Members of royal families are not the only ones asserting privilege and class in modern society,” says Rasika Wakalkar of TVAM Foundation and Pune-based Studio Rudraksh. Last year, Wakalkar’s Foundation presented an exhibition of 20 curated textiles from Deccani and Maratha regions. Titled Kath Padar: Paithani & Beyond, the exhibition held in Paithan town collaborated with the Directorate of Archaeology and Museums in Maharashtra. The textiles were drawn from the archives of three government museums where some accession notes point to the provenance from erstwhile royal and aristocratic patronage. Wakalkar emphasises that not only have members of erstwhile royal and aristocratic families gone out of their way to support research and documentation without asking for credit by name, but many visited the exhibition without alerting the media. “The role of royal families in the patronage of craft and textiles remains unparalleled in Indian cultural history,” says Wakalkar citing instances of unassuming former royals.
This is a here and now story. Especially, as there is a surge of contrary voices in Indian culture and fashion, who challenge hierarchies.
Questions No One Asks
To debate this, The Voice of Fashion proposed a ‘Questions No One Asks’ panel at Lakmé Fashion Week’s March edition in Mumbai this year. The aim was to talk about fashion and royalty, the bias included. Among the invited panellists were Radhikaraje Gaekwad and Gauravi Kumari. The former agreed with enthusiasm. Gauravi too was keen, but had a previous commitment to a family wedding. The panel never took place owing to logistic reasons.
However, soon after, we invited Radhikaraje to write a guest article on this subject. She wrote without sounding like a maharani. She agreed that almost eighty years after the abolishment of princely states, the world’s fascination including for royal titles perpetuates. “From polo playing princes with elaborate turbans and glistening gold buttons to post-purdah maharanis with sweetheart neckline blouses and head covering pastel chiffons, Indian royalty has continued to fascinate the East and West alike,” she said.

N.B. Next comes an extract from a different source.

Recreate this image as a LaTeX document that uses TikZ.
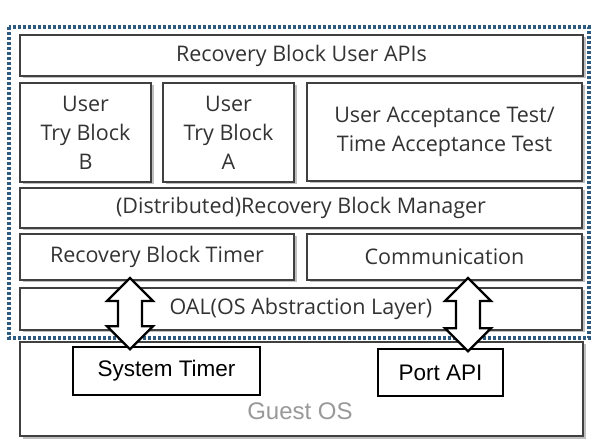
\documentclass[tikz,border=0pt]{standalone}
\usepackage{fontspec}
\newfontfamily\uifont{Open Sans}
\newfontfamily\osfont{Liberation Sans}
\usepackage{tikz}
\usetikzlibrary{calc,shadows}

\definecolor{boxline}{HTML}{404040}
\definecolor{boxtext}{HTML}{333333}
\definecolor{frameblue}{HTML}{2F5A80}

\begin{document}
\begin{tikzpicture}[x=1pt,y=-1pt,
        layer/.style={draw=boxline, line width=2pt, fill=white, text=boxtext,
          inner sep=0pt, align=center, font=\uifont\fontsize{21.5}{29}\selectfont,
          drop shadow={shadow xshift=2.5pt, shadow yshift=-2.5pt, opacity=0.5}},
        osbox/.style={draw=black, line width=1.6pt, fill=white, inner sep=0pt,
          font=\osfont\fontsize{22.5}{26}\selectfont},
        blockarrow/.style={draw=black, line width=2.2pt, fill=white, line join=miter}
      ]
        \useasboundingbox (0,0) rectangle (592,446);

        % Guest OS
        \node[layer, minimum width=563pt, minimum height=94pt] (guest) at (301.5,389) {};
        \node[text=black!40, font=\osfont\fontsize{24}{28}\selectfont, anchor=base] (guestlbl) at (300,420) {Guest OS};
        \node[osbox, minimum width=187pt, minimum height=48pt] (systimer) at (166.5,371) {System Timer};
        \node[osbox, minimum width=125pt, minimum height=47pt] (portapi) at (440.5,372.5) {Port API};

        % Recovery Block Framework
        \node[layer, minimum width=563pt, minimum height=41pt] (apis) at (301.5,55.5) {Recovery Block User APIs};
        \node[layer, minimum width=131pt, minimum height=99pt] (tryb) at (85.5,132.5) {User\\Try Block\\B};
        \node[layer, minimum width=131pt, minimum height=99pt] (trya) at (228.5,132.5) {User\\Try Block\\A};
        \node[layer, minimum width=275pt, minimum height=98pt] (accept) at (444.5,132) {User Acceptance Test/\\Time Acceptance Test};
        \node[layer, minimum width=562pt, minimum height=40pt] (manager) at (301,208) {(Distributed)Recovery Block Manager};
        \node[layer, minimum width=274pt, minimum height=46pt] (timer) at (157,257) {Recovery Block Timer};
        \node[layer, minimum width=275pt, minimum height=46pt] (comm) at (444.5,257) {Communication};
        \node[layer, minimum width=562pt, minimum height=42pt] (oal) at (301,309) {OAL(OS Abstraction Layer)};

        % dotted frame
        \draw[frameblue, line width=3.2pt, dash pattern=on 3pt off 2pt]
          ($(apis.north west)+(-10,-7)$) rectangle ($(oal.south east)+(6,7)$);

        % up-down arrows
        \foreach \ax/\from/\to in {130/timer/systimer, 468/comm/portapi} {
          \draw[blockarrow]
            let \p1 = (\from.south), \p2 = (\to.north) in
            (\ax,\y1+3pt) -- ++(23,23) -- ++(-11,0) -- (\ax+12pt,\y2+20pt)
            -- ++(11,0) -- (\ax,\y2-3pt) -- ++(-23,-23) -- ++(11,0)
            -- (\ax-12pt,\y1-20pt) -- ++(-11,0) -- cycle;
        }
      \end{tikzpicture}
\end{document}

She made other pertinent points arguing that members of royal families have an inherent ability to communicate with cross-sections of the population, across classes and castes from politics to women’s issues and crafts conservation. This adds to their modern relevance. “It is not about appearances at fashion gatherings. There is a lot else that goes on and no media is invited to observe it,” said Radhikaraje.

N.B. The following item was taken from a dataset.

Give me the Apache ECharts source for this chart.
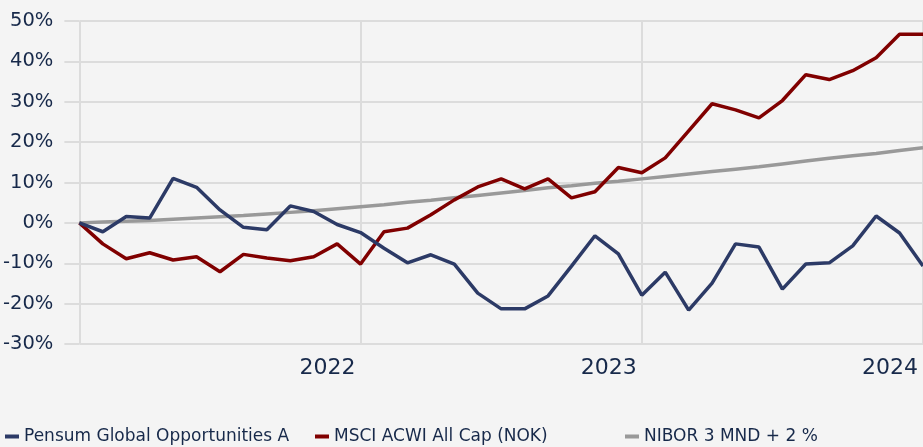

Designer Gursi Singh of Lovebirds who collaborated on a fashion show at Jaipur’s Palace Atelier this year, believes the pedestal of royalty is a double-edged sword. But it is the intent that matters. “While it is a bonus how associations like this amplify a project’s reach and appeal, in very many cases, it can serve as a powerful bridge to reviving and sustaining crafts,” says Singh. He adds that for Lovebirds “it was a conscious choice to lean into the cultural context rather than glorify the singular idea of royalty.”

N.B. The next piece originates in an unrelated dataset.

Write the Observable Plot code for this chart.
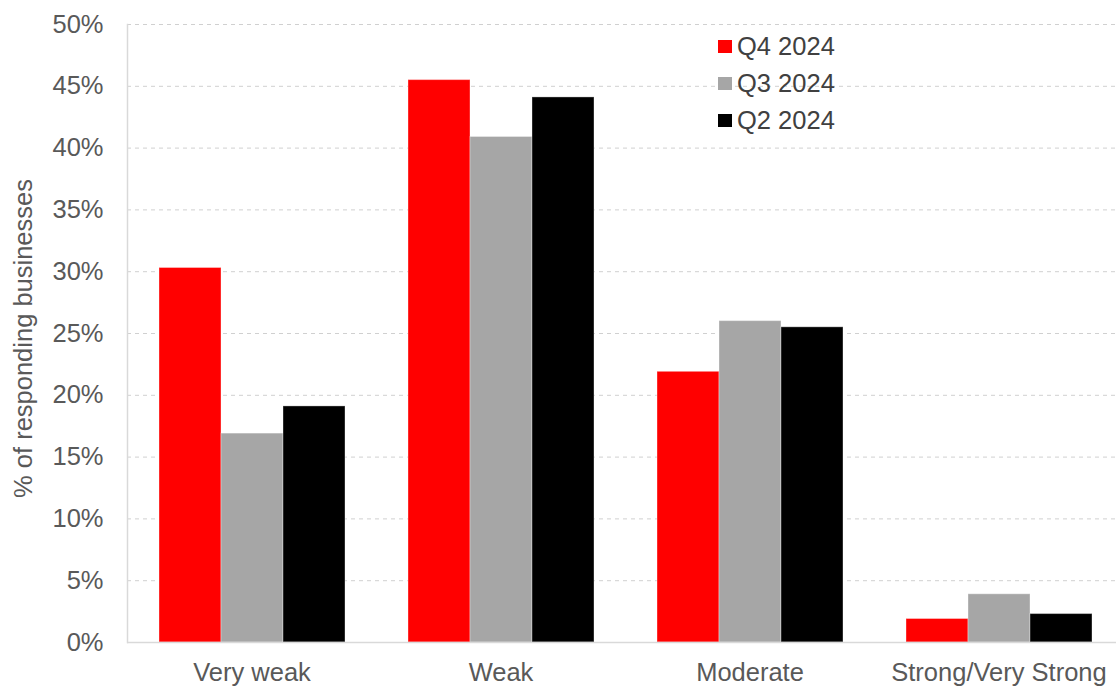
<!DOCTYPE html>
<html>
<head>
<meta charset="utf-8">
<script src="https://cdn.jsdelivr.net/npm/d3@7"></script>
<script src="https://cdn.jsdelivr.net/npm/@observablehq/plot@0.6"></script>
<style>
  html, body { margin: 0; padding: 0; background: #fff; }
  #wrap { position: relative; width: 1116px; height: 686px; overflow: hidden; font-family: "Liberation Sans", Arial, sans-serif; }
  #wrap svg { position: absolute; left: 0; top: 0; }
  #legend { position: absolute; left: 718px; top: 28px; font-size: 25.5px; color: #404040; }
  #legend .item { display: flex; align-items: center; height: 37px; }
  #legend .sw { width: 14px; height: 13px; margin-right: 5px; }
</style>
</head>
<body>
<div id="wrap"><div id="legend"></div></div>
<script>
const categories = ["Very weak", "Weak", "Moderate", "Strong/Very Strong"];
const series = ["Q4 2024", "Q3 2024", "Q2 2024"];
const colors = ["#ff0000", "#a6a6a6", "#000000"];
const q4 = [30.3, 45.5, 21.9, 1.9];
const q3 = [16.9, 40.9, 26.0, 3.9];
const q2 = [19.1, 44.1, 25.5, 2.3];
const yTicks = [0, 5, 10, 15, 20, 25, 30, 35, 40, 45, 50];
const yTitle = "% of responding businesses";

const values = [q4, q3, q2];
const data = [];
categories.forEach((c, i) => series.forEach((s, j) => data.push({category: c, series: s, value: values[j][i]})));

const common = {
  width: 1116,
  height: 686,
  marginLeft: 127,
  marginRight: 0,
  marginTop: 24,
  marginBottom: 44,
  style: {fontFamily: "'Liberation Sans', Arial, sans-serif", fontSize: "25.5px", color: "#595959", background: "transparent"},
  y: {domain: [0, 50], axis: null}
};

// Background layer: grid, y tick labels, y title
const back = Plot.plot({
  ...common,
  style: {...common.style, background: "white"},
  marks: [
    Plot.gridY(yTicks.filter(d => d > 0), {stroke: "#d0d0d0", strokeOpacity: 1, strokeDasharray: "4,4"}),
    Plot.axisY(yTicks, {tickSize: 0, tickPadding: 24, tickFormat: d => `${d}%`, label: null, fill: "#595959"}),
    Plot.text([yTitle], {text: d => d, frameAnchor: "left", textAnchor: "middle", rotate: -90, dx: -104, dy: 5, fill: "#595959", fontSize: 25.5})
  ]
});

// Foreground layer: grouped bars (faceted by category)
const front = Plot.plot({
  ...common,
  marginRight: -7,
  fx: {domain: categories, paddingInner: 0.25, paddingOuter: 0.125, label: null, tickSize: 0, tickPadding: 20},
  x: {domain: series, padding: 0, axis: null},
  color: {domain: series, range: colors},
  marks: [
    Plot.barY(data, {fx: "category", x: "series", y: "value", fill: "series", stroke: "#ffffff", strokeOpacity: 0.35, strokeWidth: 1})
  ]
});

// Axis lines layer (drawn over bars)
const lines = Plot.plot({
  ...common,
  marks: [
    Plot.ruleY([0], {stroke: "#d9d9d9", strokeOpacity: 1, strokeWidth: 1.5}),
    Plot.frame({anchor: "left", stroke: "#d9d9d9", strokeWidth: 1.5})
  ]
});

const wrap = document.getElementById("wrap");
const legendEl = document.getElementById("legend");
wrap.insertBefore(back, legendEl);
wrap.insertBefore(front, legendEl);
wrap.insertBefore(lines, legendEl);

series.forEach((s, i) => {
  const item = document.createElement("div");
  item.className = "item";
  const sw = document.createElement("span");
  sw.className = "sw";
  sw.style.background = colors[i];
  const t = document.createElement("span");
  t.textContent = s;
  item.appendChild(sw);
  item.appendChild(t);
  legendEl.appendChild(item);
});
</script>
</body>
</html>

Their experience told them that Gauravi and Claire thought of their fashion collaboration in a carefully deliberative manner like their other work. “They have previously focussed on dismantling structural biases, providing women of backward castes access to vocational training and jobs attempting to diversify who gets a seat at the table.”
Chhapri Fashion?
Chennai-based designer and blogger Purushu Arie who has formerly spoken about the absence for the Dalit voice in Indian fashion brings a levelling rationale. Trained at the National Institute of Fashion Design (NIFT) in New Delhi, he says his early years as a fashion student and blogger exposed him to the fact that there were innumerable references to nawabs, royals, palaces, princesses, their jewels and clothes and almost none to street culture in India. “It has never been a strong reference point.” There are no parallels in India to hip hop or other such styles in the West on Indian ramps or in high fashion references. Arie says that the idea of the marginalised or class and caste issues continue in many forms even on social media: “Consider the term ‘chhapri’ which is pan Instagram. It makes a mockery from marginalised people from slums and their style.” Arie believes terms like “Dalit designer” are as complex and a double-edged sword as are “Prince” or “Maharani”.
As the story churns it seems apparent, that titles or not, fashion’s relationship with royalty will change and evolve. “We continue to reinvent our role in society, carrying lightly the grandeur of the past and legacy of yore, working hard to be remembered for more than just our wardrobe,” says Radhikaraje, insightfully.
As is one from Akshita. “It is not who they are, it is what they represent,” she says putting a third person distance between her and the subject of this story.
This writer, however, taking the term from Arie, wonders if “chhapri fashion” will make its debut on the ramp in 2025—the 25th year of Indian fashion weeks? And, who will be the showstopper?